Против кого дружите? (Стеблов) - страница 133

В доме, где я родился, жил до войны музыкант. Собственно говоря, по профессии он был врач, детский врач в районной больнице. Лечил животы, головы и сердца. А в свободное время фантазировал на фисгармонии. Он фантазировал, играл музыку, от которой переставали ссориться люди коммунального общежития. И поэтому никто никогда не стучал ему в стену, в пол, в потолок и по стояку отопительной батареи. Никто не требовал прекратить. Все говорили друг другу, думали – пусть играет. Даже во сне слушали, не просыпаясь. Такая особенная была его музыка. А может быть, и не его вовсе, потому что казалось, где-то мы слышали, знали ее очень давно, когда-то тогда, раньше, может быть, еще до рождения, и сейчас вспоминаем ее, вот-вот вспомним… Но трубы гудели из-под его пальцев, тянулись эхом его души. И все почитали его за это, и называли врача музыкантом.

Так рассказывала моя мать. Я же тогда еще не родился. А когда появился на свет – музыка прекратилась. Война позвала, и он ушел и отпустил, выпустил альбиноску-крысу. Подопытную, настрадавшуюся, из биологической лаборатории. Которую пожалел в свое время, принес домой, сделал ручной. А больше у него никого не было. Он был еще молод и одинок. И он не вернулся. И кто-то сжег его фисгармонию в голодные холода. И белая крыса смешалась с серыми в пятнистое разномастное полчище. Они вылезли из подполья, теснили людей. Всем не хватало еды и тепла. И как-то однажды, в ночь, мать проснулась от страшного моего крика, вскочила, схватила, метнула швабру, но не забила, пугнула только грохотом вслед выпрыгнувшую из коляски крысу. Зажгла свет, увидела кровь на вязаной нитяной подушке. Мерзкая тварь надкусила мне руку. Пришлось ходить на прививки. Я не хотел, плакал, боялся уколов. Так рассказывала моя мать. А я ничего не помню. Рука зажила бесследно, «до свадьбы». Но страх остался: мерзлящий, панический, первородный. Потом было много страхов. Они приходили и уходили. Иные сами, иные пришлось выметать, бить шваброй вслед, высмеивать, агитировать, загонять в дальний угол. Но вот первородный, особенно липкий, скользкий, не поддается, сидит, затаился – и в суете, и в покое всегда сознаю его, хоть и в личинах является, – завистью или тщеславием – сознаю. Ведь это он мешает мне слышать музыку убитого музыканта. Но я узнаю ее, узнаю. Услышу трубы эхом души…

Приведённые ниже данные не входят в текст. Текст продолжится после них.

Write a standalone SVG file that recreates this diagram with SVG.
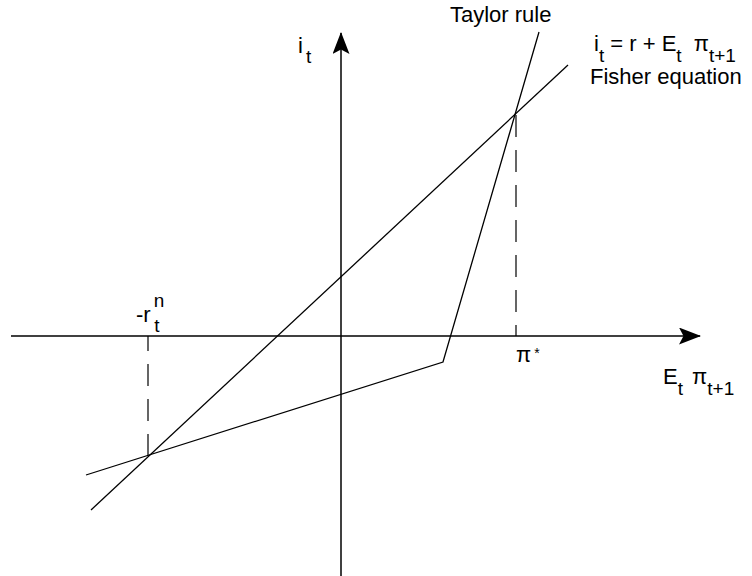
<svg xmlns="http://www.w3.org/2000/svg" width="752" height="576" viewBox="0 0 752 576">
<style>
.ln{stroke:#000;stroke-width:1.3;fill:none}
.ax{stroke:#000;stroke-width:1.5;fill:none}
.ds{stroke:#000;stroke-width:1.2;fill:none;stroke-dasharray:22 13}
text{font-family:"Liberation Sans",Arial,sans-serif;font-size:22px;fill:#000}
.sb{font-size:19px}
.sm{font-size:14px}
</style>
<defs>
<marker id="ah" viewBox="0 0 22 17" refX="21" refY="8.5" markerWidth="22" markerHeight="17" markerUnits="userSpaceOnUse" orient="auto">
<path d="M0,0 L22,8.5 L0,17 L4.5,8.5 Z" fill="#000"/>
</marker>
</defs>
<g id="axes">
<line id="x-axis" class="ax" x1="11" y1="336" x2="700" y2="336" marker-end="url(#ah)"/>
<line id="y-axis" class="ax" x1="341" y1="576" x2="341" y2="33" marker-end="url(#ah)"/>
</g>
<g id="connectors">
<polyline id="fisher" class="ln" points="91,510 568,65"/>
<polyline id="taylor" class="ln" points="86,475 443,362 539,32"/>
<line id="dash-left" class="ds" x1="148" y1="456" x2="148" y2="336"/>
<line id="dash-right" class="ds" x1="516" y1="115" x2="516" y2="336"/>
</g>
<g id="labels">
<text x="298" y="53">i<tspan class="sb" dx="3" dy="10">t</tspan></text>
<text x="450" y="22">Taylor rule</text>
<text x="594" y="51">i<tspan class="sb" dy="11">t</tspan><tspan dy="-11"> = r + E</tspan><tspan class="sb" dy="11">t</tspan><tspan dx="6" dy="-11">  π</tspan><tspan class="sb" dy="11">t+1</tspan></text>
<text x="590" y="84">Fisher equation</text>
<text x="136" y="322">-r<tspan class="sb" dx="3" dy="-15">n</tspan><tspan class="sb" dx="-10" dy="25">t</tspan></text>
<text x="516" y="362">π<tspan class="sm" dx="3" dy="-4">*</tspan></text>
<text x="663" y="384">E<tspan class="sb" dy="11">t</tspan><tspan dx="3" dy="-11">  π</tspan><tspan class="sb" dy="11">t+1</tspan></text>
</g>
</svg>
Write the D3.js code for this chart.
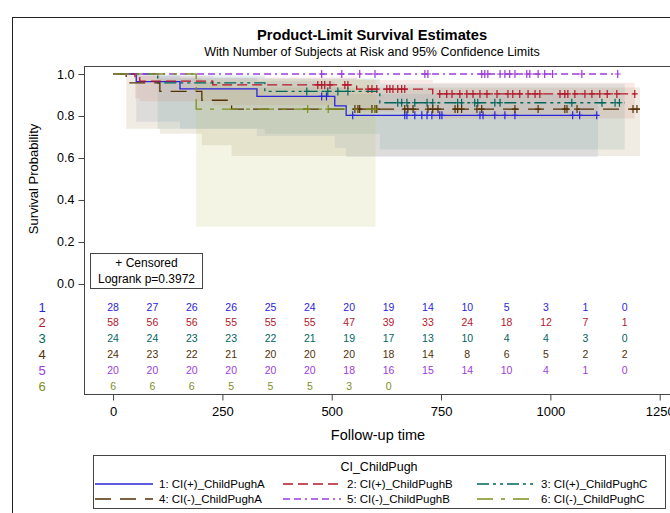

Мысли остановились. Из овала ореховой рамы затуманенного пылью и временем настенного зеркала все же просматривался человек. В ушанке, в валенках, в перепачканном краской макинтоше поверх пальто. В общем, вида довольно нелепого, но определенно настойчивого, даже с монтировкой в руках. Это я сорвал все слои, отодрал все обои, дошел до начала. И теперь отражаюсь, утомленный и радостный. И все сам, сам – ни дать ни взять мастер! Кому рассказать – никто не поверит. Вот тебе и артист! «Ну и артист!» Забитые, скрытые стены сруба, годами камуфлированные под городской интерьер, опять обнажились бревенчатой ладностью. «Ах вы сени, мои сени!..» Осталось вымести сор из избы. Умыть, распахнуть окна старого дома в новую жизнь и удивляться от зари до зари… Да только не сейчас, после, еще успеется. Теперь же пора на время оставить свой дом.